_DATA LINES_
↓↓↓

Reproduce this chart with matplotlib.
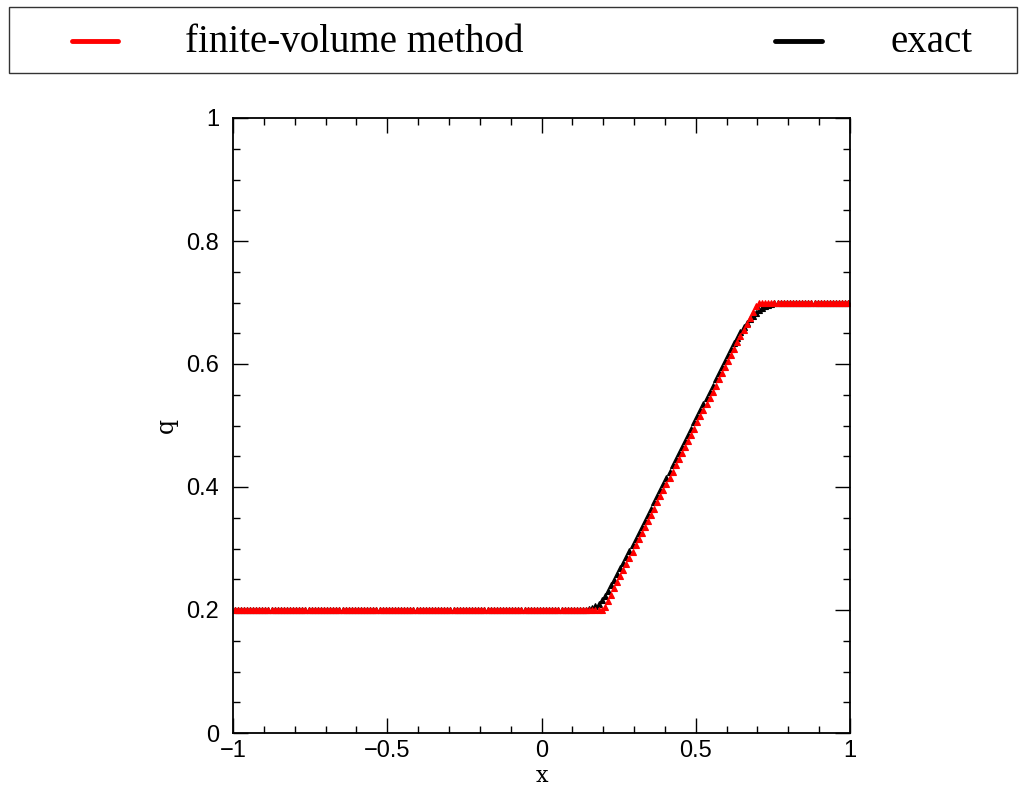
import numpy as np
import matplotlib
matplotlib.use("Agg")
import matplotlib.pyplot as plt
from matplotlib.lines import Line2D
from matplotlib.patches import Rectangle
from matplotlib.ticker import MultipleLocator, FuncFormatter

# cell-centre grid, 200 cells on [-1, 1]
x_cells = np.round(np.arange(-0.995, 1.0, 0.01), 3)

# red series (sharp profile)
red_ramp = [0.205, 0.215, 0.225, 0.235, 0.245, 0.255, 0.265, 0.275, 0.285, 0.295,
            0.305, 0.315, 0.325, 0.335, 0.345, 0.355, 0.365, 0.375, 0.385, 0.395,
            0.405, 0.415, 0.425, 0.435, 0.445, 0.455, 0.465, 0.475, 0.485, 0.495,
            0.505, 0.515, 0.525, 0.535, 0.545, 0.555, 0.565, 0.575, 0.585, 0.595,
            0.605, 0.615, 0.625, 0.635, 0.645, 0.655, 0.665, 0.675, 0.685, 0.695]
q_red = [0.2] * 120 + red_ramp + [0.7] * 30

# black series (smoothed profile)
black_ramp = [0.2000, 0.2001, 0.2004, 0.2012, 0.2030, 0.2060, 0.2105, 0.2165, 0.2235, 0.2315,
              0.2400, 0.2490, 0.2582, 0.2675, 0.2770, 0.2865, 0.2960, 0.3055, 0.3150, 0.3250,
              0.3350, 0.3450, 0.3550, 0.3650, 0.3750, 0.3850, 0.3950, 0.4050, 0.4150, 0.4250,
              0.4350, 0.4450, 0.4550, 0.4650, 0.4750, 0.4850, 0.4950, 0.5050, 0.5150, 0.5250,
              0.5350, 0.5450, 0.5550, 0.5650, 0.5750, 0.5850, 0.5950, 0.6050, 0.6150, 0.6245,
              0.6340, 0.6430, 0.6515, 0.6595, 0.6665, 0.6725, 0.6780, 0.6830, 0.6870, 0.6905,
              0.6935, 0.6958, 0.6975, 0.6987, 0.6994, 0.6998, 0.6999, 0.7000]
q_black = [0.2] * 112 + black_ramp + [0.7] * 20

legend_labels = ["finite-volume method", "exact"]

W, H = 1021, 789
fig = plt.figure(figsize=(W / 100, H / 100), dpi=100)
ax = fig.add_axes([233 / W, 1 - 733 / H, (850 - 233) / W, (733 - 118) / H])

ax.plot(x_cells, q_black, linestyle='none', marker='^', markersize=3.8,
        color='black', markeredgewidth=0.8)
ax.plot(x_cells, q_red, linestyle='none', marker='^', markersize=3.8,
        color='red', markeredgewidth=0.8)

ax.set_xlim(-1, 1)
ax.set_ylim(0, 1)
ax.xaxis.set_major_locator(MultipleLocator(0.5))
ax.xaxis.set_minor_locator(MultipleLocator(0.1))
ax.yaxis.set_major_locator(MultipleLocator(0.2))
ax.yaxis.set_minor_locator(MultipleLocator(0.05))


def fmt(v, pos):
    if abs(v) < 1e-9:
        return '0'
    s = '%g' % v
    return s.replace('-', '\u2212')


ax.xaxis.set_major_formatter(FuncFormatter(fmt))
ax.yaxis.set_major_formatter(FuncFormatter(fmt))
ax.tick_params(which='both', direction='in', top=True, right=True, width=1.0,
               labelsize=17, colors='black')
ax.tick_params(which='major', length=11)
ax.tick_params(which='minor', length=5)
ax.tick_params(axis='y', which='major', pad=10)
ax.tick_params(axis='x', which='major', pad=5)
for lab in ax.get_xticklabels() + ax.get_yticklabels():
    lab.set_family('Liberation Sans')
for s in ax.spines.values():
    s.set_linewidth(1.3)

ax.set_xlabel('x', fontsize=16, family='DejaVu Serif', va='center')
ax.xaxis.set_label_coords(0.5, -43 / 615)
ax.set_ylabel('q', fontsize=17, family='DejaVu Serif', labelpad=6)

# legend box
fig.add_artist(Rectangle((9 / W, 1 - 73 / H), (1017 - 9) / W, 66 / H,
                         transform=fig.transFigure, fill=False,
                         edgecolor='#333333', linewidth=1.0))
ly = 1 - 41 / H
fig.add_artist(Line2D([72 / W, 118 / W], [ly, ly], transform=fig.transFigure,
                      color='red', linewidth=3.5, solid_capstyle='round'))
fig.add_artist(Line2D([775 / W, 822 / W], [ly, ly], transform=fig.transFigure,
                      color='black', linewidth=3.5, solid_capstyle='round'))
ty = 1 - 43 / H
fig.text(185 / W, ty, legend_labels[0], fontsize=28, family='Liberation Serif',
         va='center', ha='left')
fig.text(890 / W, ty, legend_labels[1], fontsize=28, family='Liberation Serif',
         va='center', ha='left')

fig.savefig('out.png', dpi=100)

↑↑↑
↓↓↓

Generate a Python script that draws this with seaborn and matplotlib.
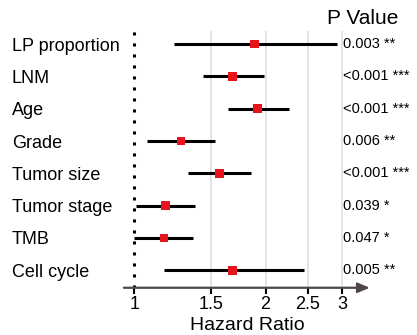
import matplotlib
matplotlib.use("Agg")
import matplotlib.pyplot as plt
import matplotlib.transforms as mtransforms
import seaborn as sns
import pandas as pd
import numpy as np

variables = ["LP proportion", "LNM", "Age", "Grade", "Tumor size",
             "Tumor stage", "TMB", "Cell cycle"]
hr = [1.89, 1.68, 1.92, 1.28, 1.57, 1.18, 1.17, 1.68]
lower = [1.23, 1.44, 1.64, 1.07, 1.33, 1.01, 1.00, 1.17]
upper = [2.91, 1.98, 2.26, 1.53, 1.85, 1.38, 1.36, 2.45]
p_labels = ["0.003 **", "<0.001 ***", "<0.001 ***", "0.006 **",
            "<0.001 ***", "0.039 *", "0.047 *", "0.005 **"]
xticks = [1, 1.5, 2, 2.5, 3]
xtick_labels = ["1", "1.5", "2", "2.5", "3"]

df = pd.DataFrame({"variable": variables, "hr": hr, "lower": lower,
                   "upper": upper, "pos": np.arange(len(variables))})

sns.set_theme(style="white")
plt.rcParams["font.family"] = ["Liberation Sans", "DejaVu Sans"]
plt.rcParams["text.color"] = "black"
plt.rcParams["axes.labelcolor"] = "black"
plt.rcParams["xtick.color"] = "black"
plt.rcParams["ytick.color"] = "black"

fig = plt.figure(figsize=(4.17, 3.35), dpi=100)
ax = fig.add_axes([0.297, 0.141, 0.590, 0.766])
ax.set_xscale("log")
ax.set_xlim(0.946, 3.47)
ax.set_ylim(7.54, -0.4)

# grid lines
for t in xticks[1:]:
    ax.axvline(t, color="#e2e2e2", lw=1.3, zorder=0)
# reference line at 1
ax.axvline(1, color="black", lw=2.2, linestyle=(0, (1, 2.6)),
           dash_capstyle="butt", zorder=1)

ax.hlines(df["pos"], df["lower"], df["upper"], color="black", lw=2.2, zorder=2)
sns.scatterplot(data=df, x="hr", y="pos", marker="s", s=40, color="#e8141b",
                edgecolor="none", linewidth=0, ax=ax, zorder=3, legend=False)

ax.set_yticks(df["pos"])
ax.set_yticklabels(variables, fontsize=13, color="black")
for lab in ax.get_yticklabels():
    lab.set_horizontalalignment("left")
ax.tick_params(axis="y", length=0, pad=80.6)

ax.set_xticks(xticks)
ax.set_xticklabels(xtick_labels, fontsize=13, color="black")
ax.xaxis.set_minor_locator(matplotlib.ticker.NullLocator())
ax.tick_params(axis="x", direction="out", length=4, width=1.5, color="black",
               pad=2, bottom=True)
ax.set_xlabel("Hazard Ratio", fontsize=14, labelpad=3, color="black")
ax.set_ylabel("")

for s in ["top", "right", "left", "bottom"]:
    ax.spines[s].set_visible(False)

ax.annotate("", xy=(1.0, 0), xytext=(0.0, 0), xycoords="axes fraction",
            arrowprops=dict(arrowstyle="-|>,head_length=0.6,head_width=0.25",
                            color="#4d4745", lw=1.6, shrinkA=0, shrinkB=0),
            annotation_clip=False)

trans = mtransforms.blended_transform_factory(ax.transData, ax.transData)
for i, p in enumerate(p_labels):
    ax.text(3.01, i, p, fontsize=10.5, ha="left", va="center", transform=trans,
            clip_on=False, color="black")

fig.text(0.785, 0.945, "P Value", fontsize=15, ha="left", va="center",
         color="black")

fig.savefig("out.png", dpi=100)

↑↑↑

_TO DO_
In the entries above, identify each line that includes the string "with", then copy it.

_RESULT BELOW_
Reproduce this chart with matplotlib.
Generate a Python script that draws this with seaborn and matplotlib.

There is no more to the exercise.